The primary goal of the bond market is to provide a mechanism for long term financing of public and private expenditure.
The call comes in the wake of recent appeals by the Vice President for investors and financing organisations to take active part in the financing of public projects rather than seeing themselves as aid givers; and also partner government in empowering the private sector in the pursuance of public private partnership in the nation’s development drive.
Vice President Amissah-Arhur made the call when Mr Jean Phillipe Prosper, Vice President of Sub Sahara Africa, Latin America and the Caribbean of the International Finance Corporation, led a delegation to pay a courtesy call on him at the Flagstaff House, in Accra.
Mr Prosper, a Haitian, took the position last February and was making his debut visit to Ghana after his appointment.
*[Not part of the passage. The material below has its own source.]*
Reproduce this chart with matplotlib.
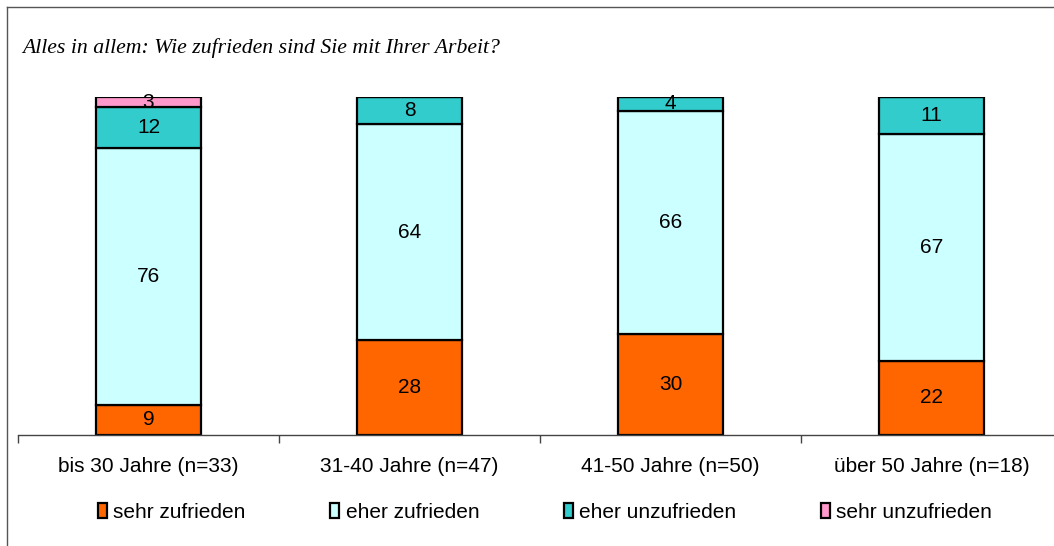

Vice President Amissah-Arthur said the IFC had been in partnership with Ghana for quite some time now, but its portfolio financing of $1.5 billion needed to go up, adding “we need some fiscal space... we need to do a lot more for the private sector.
“We need to encourage domestic small medium enterprises,” the Vice President said.
Mr Prosper said IFC’s investment to Africa was about $500 billion, and expressed the bank’s commitment to the development of shipping and ports infrastructure.
The IFC Boss for Sub-Sahara said the organisation was putting up a permanent building in Accra and had about 400 people on the ground, and would continue to offer assistance to domestic financial institutions to develop the capacity of actors in small and medium enterprises.